Britton, an attorney-at-law by profession took the oath of office during a ceremony at State House and replaces retired judge Prem Persaud who demitted office at the end of March after serving for nearly two decades.
Asked about her immediate priority, she said that given that the country is on the cusp of telecoms liberalisation, the Commission is “being retooled and I hit the ground running tomorrow (today) to have in place all the necessary directives because our mandate under the new regulations will expand beyond what is currently in place, so plans are afoot right now to have all the things in place before liberalisation comes into force”.
She was unable to say if the commission has “all the required brains” but said that there is a dynamic group of professionals as well as commissioners with years of experience who are all schooled on how to operate and how to deliberate on certain issues.

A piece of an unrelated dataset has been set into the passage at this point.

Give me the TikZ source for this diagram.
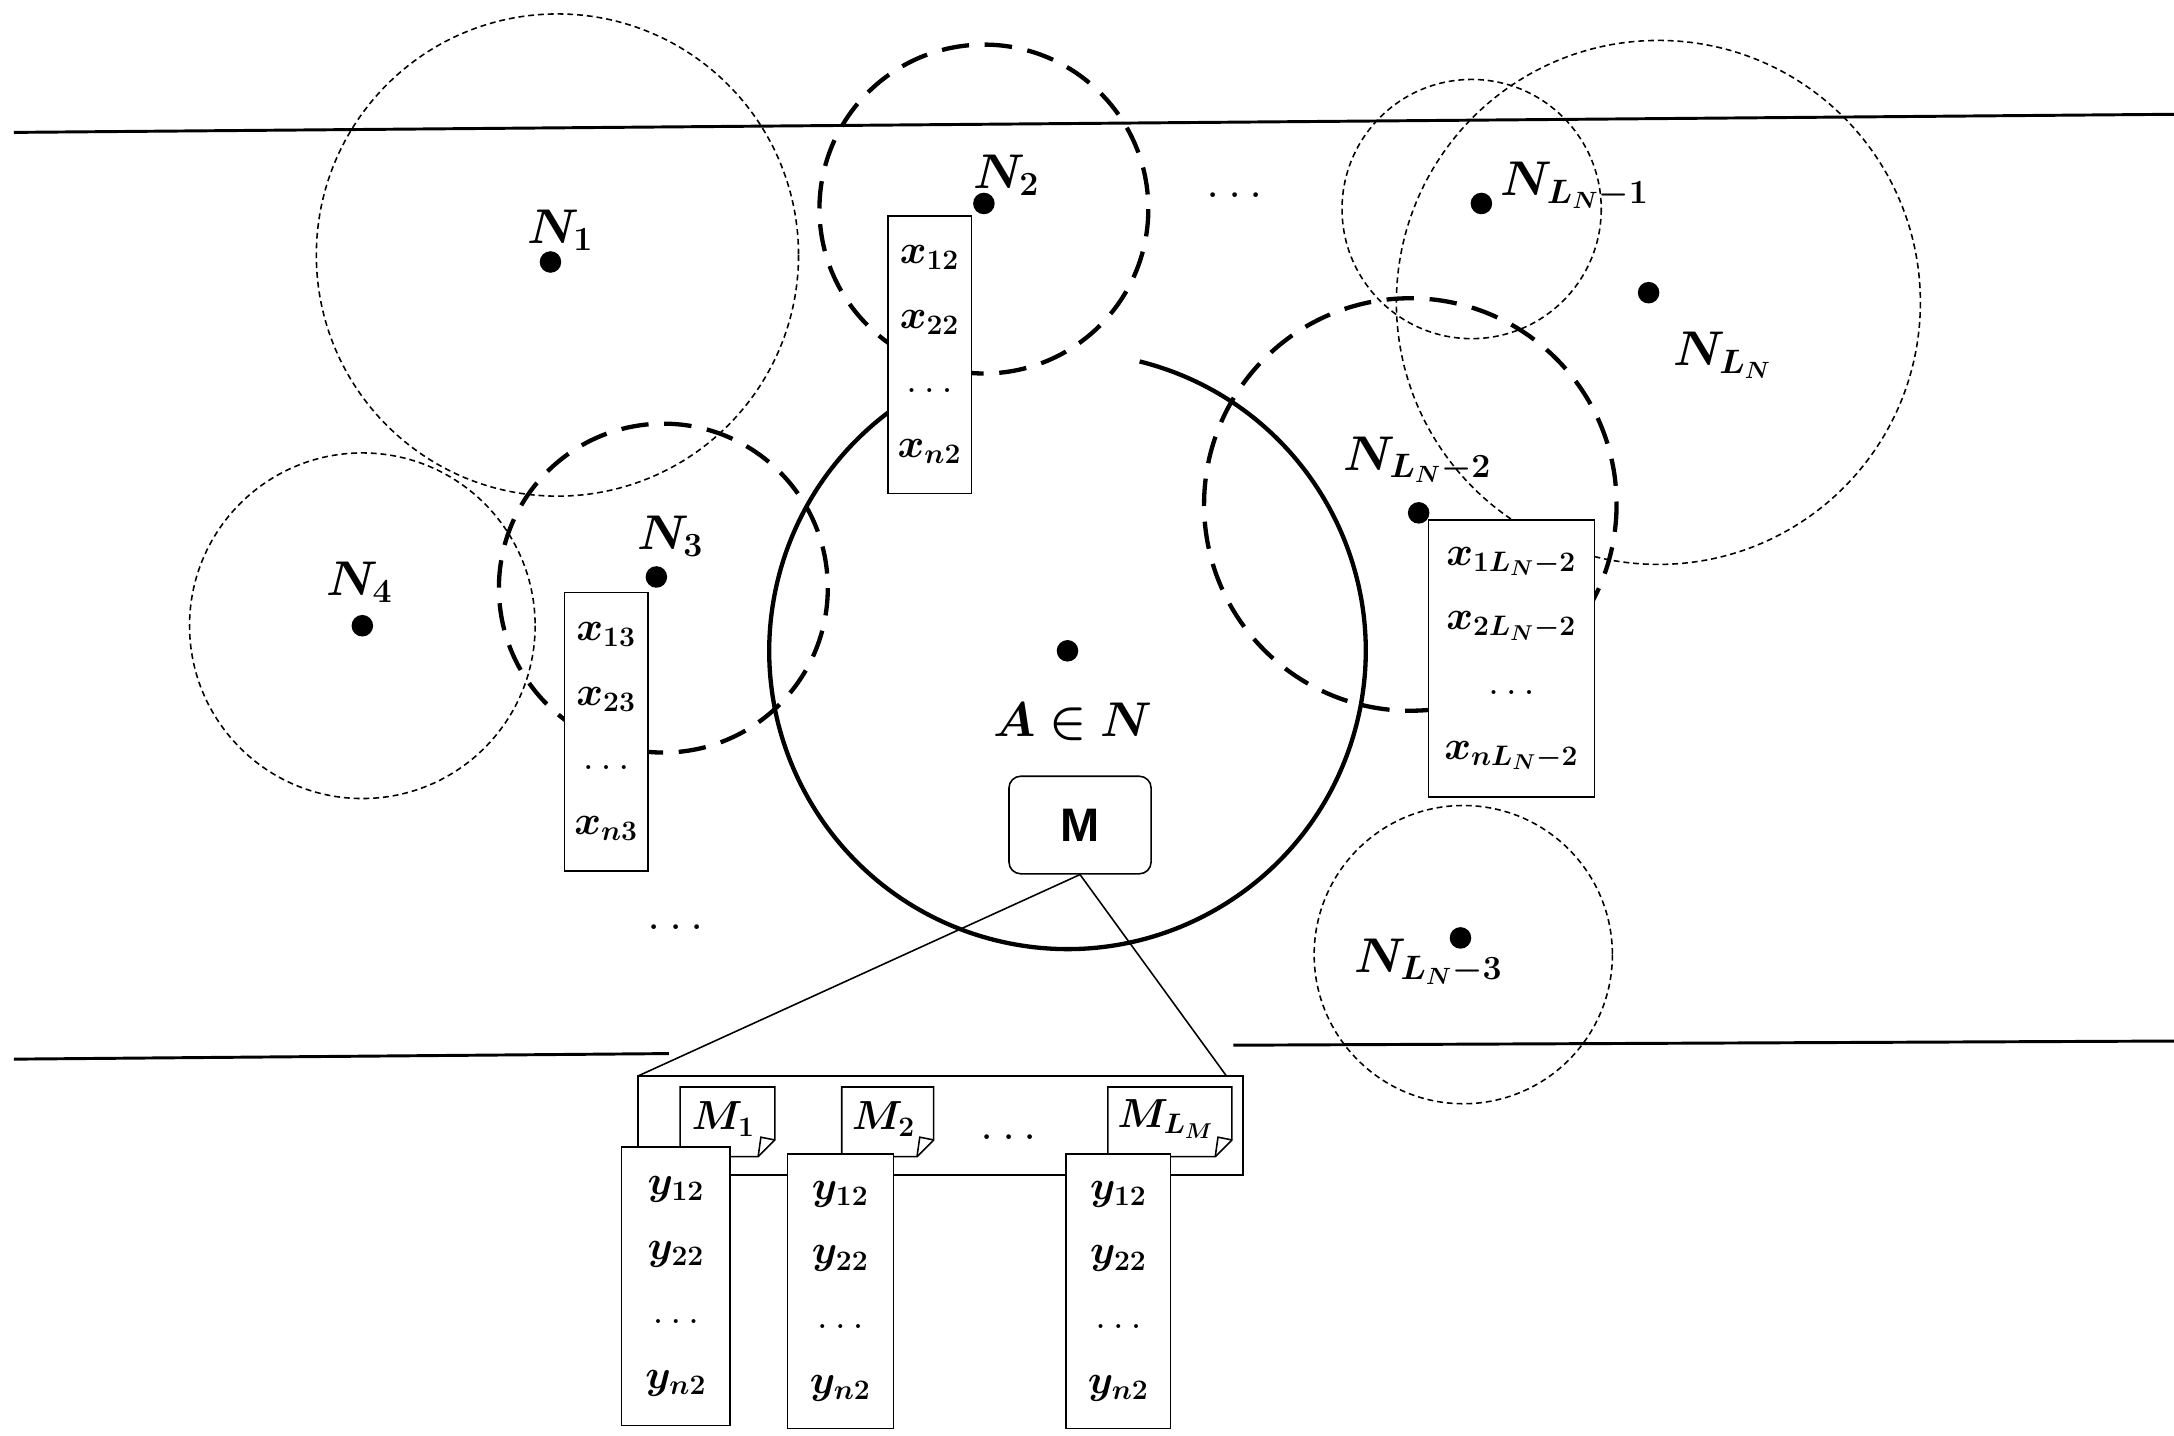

Britton explained that retooling means having the necessary personnel in place to assist the commission. “…our duties are strict under the legislation and because they are strict (it) means we have mandatory obligations to the consumers, to the utility, the telecoms utility and to the minister”.
She said that presently the commission advises the minister but is aiming to have a greater collaboration with the ministry.
Britton was admitted to the Guyana Bar in November 1995 after completing her Legal Education Certificate at the Hugh Wooding Law School. A few years later she enrolled in the Fordham University School of Law to pursue a Masters of Law in International Trade Policy, Intellectual Property, Corporate Governance and International Law.
President David Granger in his remarks said that the PUC during its 27 years existence has enforced a regime of regulations that safeguards the public interest without jeopardizing the economic sustainability of those utilities.
Meanwhile, Minister of Public Telecommunications, Cathy Hughes reminded that the legislation which paved the way to liberalise the sector was passed in the National Assembly last August and subsequently assented to by the President.
Hughes said that she is working to have the sector liberalised by the end of July, noting that the whole process of spectrum management pricing has to be looked at.
She explained that the National Frequency Management Unit now comes under a new telecoms agency as outlined in the legislation. “…they are looking at the structure of that agency, the skills that will be required, how we are going to be able to merge a frequency management unit. The legislation has several different new requirements and we are working on all of that and at the same time, there are negotiations with ATN and GTT that are going ahead almost like two tracks at the same time”, she said.
She said that the discussions with the two telecommunications companies are going very well but are very detailed. Hughes pointed out that other agencies such as the Guyana Revenue Authority (GRA) are involved in this process.
She said that the outstanding issues with GTT include concerns about the new pricing of spectrum.
“It is a completely new system and a new process and therefore it takes time to plan it, to get the right people and to move ahead but I have put a very ambitious date of the end of July and I am saying if we miss it, it is going to be as close we can after that”, she said.